En la actualidad, la arquitectura ya no se limita a la mera creación de espacios funcionales o estéticamente impactantes. La salud de las personas que habitan esos espacios se está situando en el centro de cada proyecto. Este desafío, que a menudo pasa desapercibido, implica un análisis profundo sobre cómo el diseño y los materiales influyen en nuestro bienestar físico y mental, y cómo, desde la cadena de valor, se puede responder con soluciones responsables y efectivas.

Los materiales que elegimos para construir no solo condicionan la resistencia o el coste, sino también la calidad del aire que respiramos, un factor determinante en enfermedades respiratorias y alergias. Los compuestos orgánicos volátiles (COV), presentes en ciertos acabados y adhesivos, pueden ser silenciosos agresores en el interior de los edificios. Frente a esto, la incorporación de materiales naturales, reciclados y libres de tóxicos no solo responde a una demanda ambiental, sino que genera entornos saludables que contribuyen a la productividad y al confort emocional.

Además, el diseño arquitectónico es una poderosa herramienta para mejorar la salud. Aspectos como la iluminación natural, la ventilación, la acústica y la conexión visual con el entorno exterior tienen un impacto directo en la calidad de vida de los usuarios. Estos elementos pueden disminuir el estrés, aumentar la concentración y favorecer un descanso reparador, transformando así el edificio en un agente activo del bienestar.

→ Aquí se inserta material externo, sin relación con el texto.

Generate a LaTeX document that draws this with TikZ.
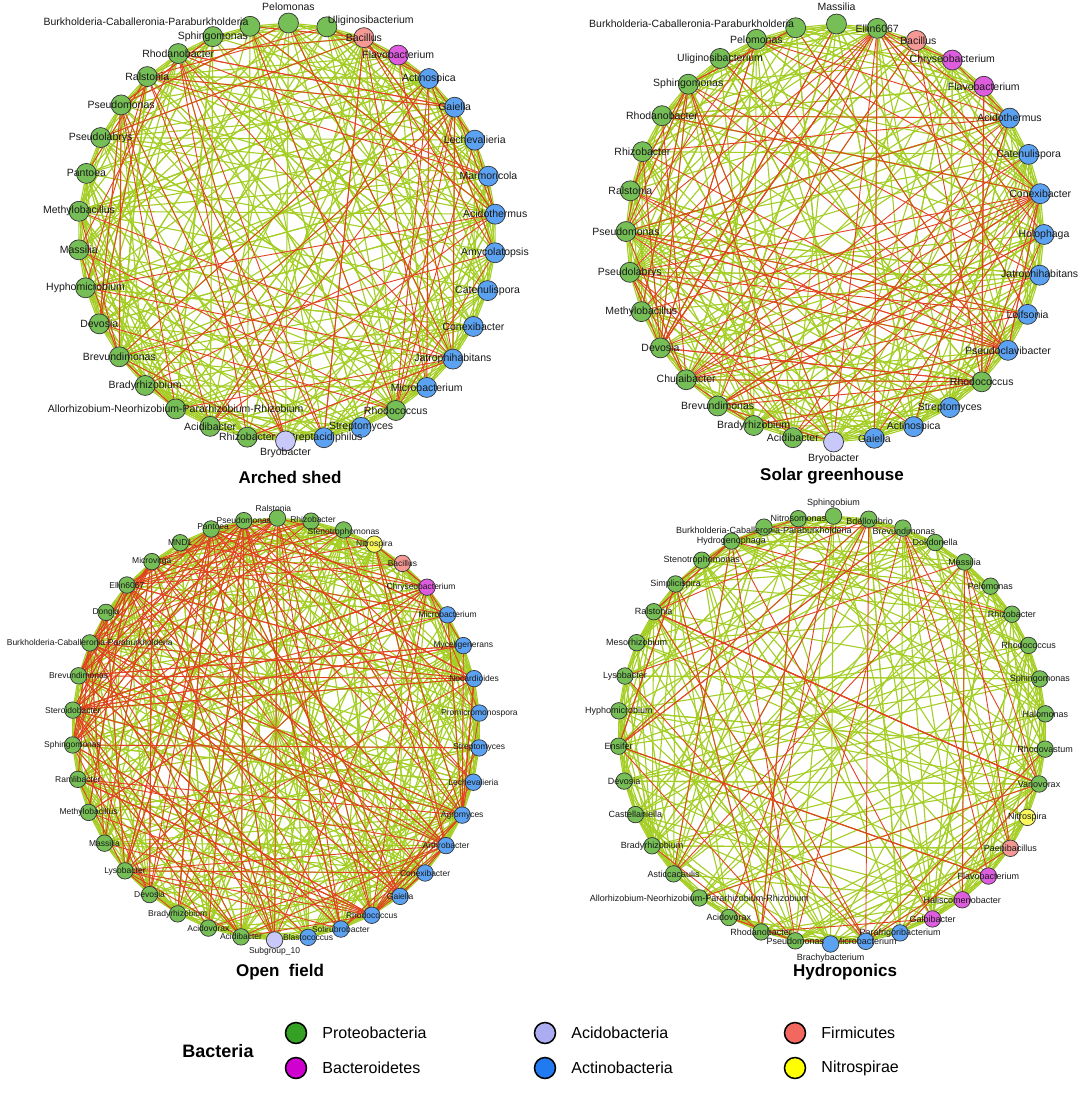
\documentclass[tikz,border=0pt]{standalone}
\usepackage{fontspec}
\setmainfont{Liberation Sans}
\usetikzlibrary{positioning,backgrounds}

\definecolor{proteo}{RGB}{118,190,86}
\definecolor{bactero}{RGB}{222,92,222}
\definecolor{acido}{RGB}{200,200,250}
\definecolor{actino}{RGB}{92,162,242}
\definecolor{firmi}{RGB}{246,152,148}
\definecolor{nitro}{RGB}{250,248,92}
\definecolor{proteoL}{RGB}{52,160,36}
\definecolor{bacteroL}{RGB}{208,0,208}
\definecolor{acidoL}{RGB}{172,172,242}
\definecolor{actinoL}{RGB}{34,122,240}
\definecolor{firmiL}{RGB}{242,104,94}
\definecolor{nitroL}{RGB}{255,255,0}
\definecolor{edgegreen}{RGB}{164,206,36}
\definecolor{edgered}{RGB}{226,66,32}

\begin{document}
\begin{tikzpicture}[x=1pt, y=-1pt,
  otu/.style={circle, draw=black!80, line width=0.7pt, minimum size=20pt, inner sep=0pt},
  otusmall/.style={otu, minimum size=16.5pt},
  lbl/.style={inner sep=0pt, text=black!90, font=\fontsize{10.5}{12}\selectfont},
  lblsmall/.style={lbl, font=\fontsize{8.5}{10}\selectfont},
  lblmid/.style={lbl, font=\fontsize{9}{10}\selectfont},
  gedge/.style={draw=edgegreen, line width=1.1pt},
  redge/.style={draw=edgered, line width=0.9pt},
  title/.style={font=\bfseries\fontsize{17}{20}\selectfont},
  legdot/.style={circle, draw=black, line width=1.5pt, minimum size=21pt, inner sep=0pt},
  legtxt/.style={font=\fontsize{16}{18}\selectfont, inner sep=0pt}]

% Page size and background
\useasboundingbox (0,0) rectangle (1084,1098);
\begin{scope}[on background layer]
  \fill[white] (0,0) rectangle (1084,1098);
\end{scope}

% Edges: ring of short chords, random chords, red hubs
\def\webedges#1#2#3#4#5{%
  \pgfmathtruncatemacro\lastn{#2-1}%
  \foreach \i in {0,...,\lastn}{%
    \foreach \k in {1,2,3}{%
      \pgfmathtruncatemacro\j{mod(\i+\k,#2)}%
      \draw[gedge] (#1\i) -- (#1\j);
    }%
    \foreach \k in {1,...,#3}{%
      \pgfmathtruncatemacro\j{mod(\i+random(4,#2-4),#2)}%
      \draw[gedge] (#1\i) -- (#1\j);
    }%
  }%
  \foreach \h in {#4}{%
    \foreach \k in {1,...,#5}{%
      \pgfmathtruncatemacro\j{mod(\h+random(2,#2-2),#2)}%
      \draw[redge] (#1\h) -- (#1\j);
    }%
  }%
}
\def\startang{-89.6}
\pgfmathsetseed{4711}

% Arched shed
\begin{scope}[shift={(287,232)}]
\foreach \nm/\cl/\lx/\ly [count=\i from 0] in {Pelomonas/proteo/0/-16,
  Uliginosibacterium/proteo/44/-6, Bacillus/firmi/0/0, Flavobacterium/bactero/0/0,
  Actinospica/actino/0/0, Gaiella/actino/0/0, Lechevalieria/actino/0/0, Marmoricola/actino/0/0,
  Acidothermus/actino/0/0, Amycolatopsis/actino/0/0, Catenulispora/actino/0/0, Conexibacter/actino/0/0,
  Jatrophihabitans/actino/0/0, Microbacterium/actino/0/0, Rhodococcus/proteo/0/0, Streptomyces/actino/0/0,
  Streptacidiphilus/actino/0/0, Bryobacter/acido/0/12, Rhizobacter/proteo/0/0, Acidibacter/proteo/0/0,
  Allorhizobium-Neorhizobium-Pararhizobium-Rhizobium/proteo/0/0, Bradyrhizobium/proteo/0/0,
  Brevundimonas/proteo/0/0, Devosia/proteo/0/0, Hyphomicrobium/proteo/0/0, Massilia/proteo/0/0,
  Methylobacillus/proteo/0/0, Pantoea/proteo/0/0, Pseudolabrys/proteo/0/0, Pseudomonas/proteo/0/0,
  Ralstonia/proteo/0/0, Rhodanobacter/proteo/0/0, Sphingomonas/proteo/0/0,
  Burkholderia-Caballeronia-Paraburkholderia/proteo/-104/-5}{
  \node[otu, fill=\cl] (a\i) at ({\startang+\i*360/34}:209) {};
  \node[lbl] (ta\i) at ([shift={(\lx,\ly)}]a\i) {\nm};
}
\end{scope}
\begin{scope}[on background layer]
  \webedges{a}{34}{7}{30,29,2,5,14,22,8,31,12,4}{7}
\end{scope}
\node[title] (tarch) at (290,477) {Arched shed};

% Solar greenhouse
\begin{scope}[shift={(835,233)}]
\foreach \nm/\cl/\lx/\ly [count=\i from 0] in {Massilia/proteo/0/-17,
  Ellin6067/proteo/0/0, Bacillus/firmi/2/0, Chryseobacterium/bactero/0/0, Flavobacterium/bactero/0/0,
  Acidothermus/actino/0/0, Catenulispora/actino/0/0, Conexibacter/actino/0/0, Holophaga/actino/0/0,
  Jatrophihabitans/actino/0/0, Leifsonia/actino/0/0, Pseudoclavibacter/actino/0/0, Rhodococcus/proteo/0/0,
  Streptomyces/actino/0/0, Actinospica/actino/0/0, Gaiella/actino/0/0, Bryobacter/acido/0/17,
  Acidibacter/proteo/0/0, Bradyrhizobium/proteo/0/0, Brevundimonas/proteo/0/0, Chujaibacter/proteo/0/0,
  Devosia/proteo/0/0, Methylobacillus/proteo/0/0, Pseudolabrys/proteo/0/0, Pseudomonas/proteo/0/0,
  Ralstonia/proteo/0/0, Rhizobacter/proteo/0/0, Rhodanobacter/proteo/0/0, Sphingomonas/proteo/0/0,
  Uliginosibacterium/proteo/0/0, Pelomonas/proteo/0/0,
  Burkholderia-Caballeronia-Paraburkholderia/proteo/-104/-4}{
  \node[otu, fill=\cl] (b\i) at ({\startang+\i*360/32}:209) {};
  \node[lbl] (tb\i) at ([shift={(\lx,\ly)}]b\i) {\nm};
}
\end{scope}
\begin{scope}[on background layer]
  \webedges{b}{32}{7}{24,1,12,5,7,19,28,23,21,11,20}{8}
\end{scope}
\node[title] (tsolar) at (832,476) {Solar greenhouse};

% Open field
\begin{scope}[shift={(276,729)}]
\foreach \nm/\cl/\lx/\ly [count=\i from 0] in {Ralstonia/proteo/-4/-10,
  Rhizobacter/proteo/2/-2, Stenotrophomonas/proteo/0/2, Nitrospira/nitro/0/0, Bacillus/firmi/0/0,
  Chryseobacterium/bactero/-6/0, Microbacterium/actino/0/0, Myceligenerans/actino/0/0,
  Nocardioides/actino/0/0, Promicromonospora/actino/0/0, Streptomyces/actino/0/0,
  Lechevalieria/actino/0/0, Agromyces/actino/0/0, Arthrobacter/actino/0/0, Conexibacter/actino/0/0,
  Gaiella/actino/0/0, Rhodococcus/actino/0/0, Solirubrobacter/actino/0/0, Blastococcus/actino/0/0,
  Subgroup\_10/acido/0/11, Acidibacter/proteo/0/0, Acidovorax/proteo/0/0, Bradyrhizobium/proteo/0/0,
  Devosia/proteo/0/0, Lysobacter/proteo/0/0, Massilia/proteo/0/0, Methylobacillus/proteo/0/0,
  Ramlibacter/proteo/0/0, Sphingomonas/proteo/0/0, Steroidobacter/proteo/0/0,
  Brevundimonas/proteo/0/0, Burkholderia-Caballeronia-Paraburkholderia/proteo/0/0,
  Dongia/proteo/0/0, Ellin6067/proteo/0/0, Microvirga/proteo/0/0, MND1/proteo/0/0,
  Pantoea/proteo/2/-2, Pseudomonas/proteo/0/0}{
  \node[otusmall, fill=\cl] (c\i) at ({\startang+\i*360/38}:204 and 211) {};
  \node[lblsmall] (tc\i) at ([shift={(\lx,\ly)}]c\i) {\nm};
}
\end{scope}
\begin{scope}[on background layer]
  \webedges{c}{38}{8}{0,37,30,31,5,16,36,29,28,13,12,33,34,24}{12}
\end{scope}
\node[title] (topen) at (280,972) {Open\ \ field};

% Hydroponics
\begin{scope}[shift={(832,730)}]
\foreach \nm/\cl/\lx/\ly [count=\i from 0] in {Sphingobium/proteo/0/-13,
  Bdellovibrio/proteo/1/2, Brevundimonas/proteo/1/3, Dokdonella/proteo/0/0, Massilia/proteo/0/0,
  Pelomonas/proteo/0/0, Rhizobacter/proteo/0/0, Rhodococcus/proteo/0/0, Sphingomonas/proteo/0/0,
  Halomonas/proteo/0/0, Rhodovastum/proteo/0/0, Variovorax/proteo/0/0, Nitrospira/nitro/0/0,
  Paenibacillus/firmi/0/0, Flavobacterium/bactero/0/0, Haliscomenobacter/bactero/0/0,
  Galbibacter/bactero/0/0, Parafrigoribacterium/actino/0/0, Microbacterium/actino/0/0,
  Brachybacterium/actino/0/14, Pseudomonas/proteo/0/0, Rhodanobacter/proteo/0/0, Acidovorax/proteo/0/0,
  Allorhizobium-Neorhizobium-Pararhizobium-Rhizobium/proteo/0/0, Asticcacaulis/proteo/0/0,
  Bradyrhizobium/proteo/0/0, Castellaniella/proteo/0/0, Devosia/proteo/0/0, Ensifer/proteo/0/0,
  Hyphomicrobium/proteo/0/0, Lysobacter/proteo/0/0, Mesorhizobium/proteo/0/0, Ralstonia/proteo/0/0,
  Simplicispira/proteo/0/0, Stenotrophomonas/proteo/0/0, Hydrogenophaga/proteo/0/0,
  Burkholderia-Caballeronia-Paraburkholderia/proteo/0/3, Nitrosomonas/proteo/0/0}{
  \node[otusmall, fill=\cl] (d\i) at ({\startang+\i*360/38}:214) {};
  \node[lblmid] (td\i) at ([shift={(\lx,\ly)}]d\i) {\nm};
}
\end{scope}
\begin{scope}[on background layer]
  \webedges{d}{38}{5}{32,21,20,1,2,4,11,18,28,35}{5}
\end{scope}
\node[title] (thydro) at (845,972) {Hydroponics};

% Legend
\node[font=\bfseries\fontsize{18}{20}\selectfont] (legt) at (218,1051) {Bacteria};
\node[legdot, fill=proteoL] (lg1) at (296,1033) {};
\node[legtxt, right=15pt of lg1] (tlg1) {Proteobacteria};
\node[legdot, fill=bacteroL] (lg2) at (296,1068) {};
\node[legtxt, right=15pt of lg2] (tlg2) {Bacteroidetes};
\node[legdot, fill=acidoL] (lg3) at (545,1033) {};
\node[legtxt, right=15pt of lg3] (tlg3) {Acidobacteria};
\node[legdot, fill=actinoL] (lg4) at (545,1068) {};
\node[legtxt, right=15pt of lg4] (tlg4) {Actinobacteria};
\node[legdot, fill=firmiL] (lg5) at (795,1033) {};
\node[legtxt, right=15pt of lg5] (tlg5) {Firmicutes};
\node[legdot, fill=nitroL] (lg6) at (795,1068) {};
\node[legtxt, right=15pt of lg6] (tlg6) {Nitrospirae};
\end{tikzpicture}
\end{document}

Este enfoque integrador obliga a arquitectos, ingenieros, constructores y fabricantes a repensar sus procesos y materiales. El futuro de la edificación pasa por construir no solo para durar, sino para cuidar y proteger a las personas. La salud debe ser el eje que guíe la innovación y la selección en el sector, porque no hay arquitectura verdaderamente sostenible si no contempla el bienestar integral de quienes habitan los espacios.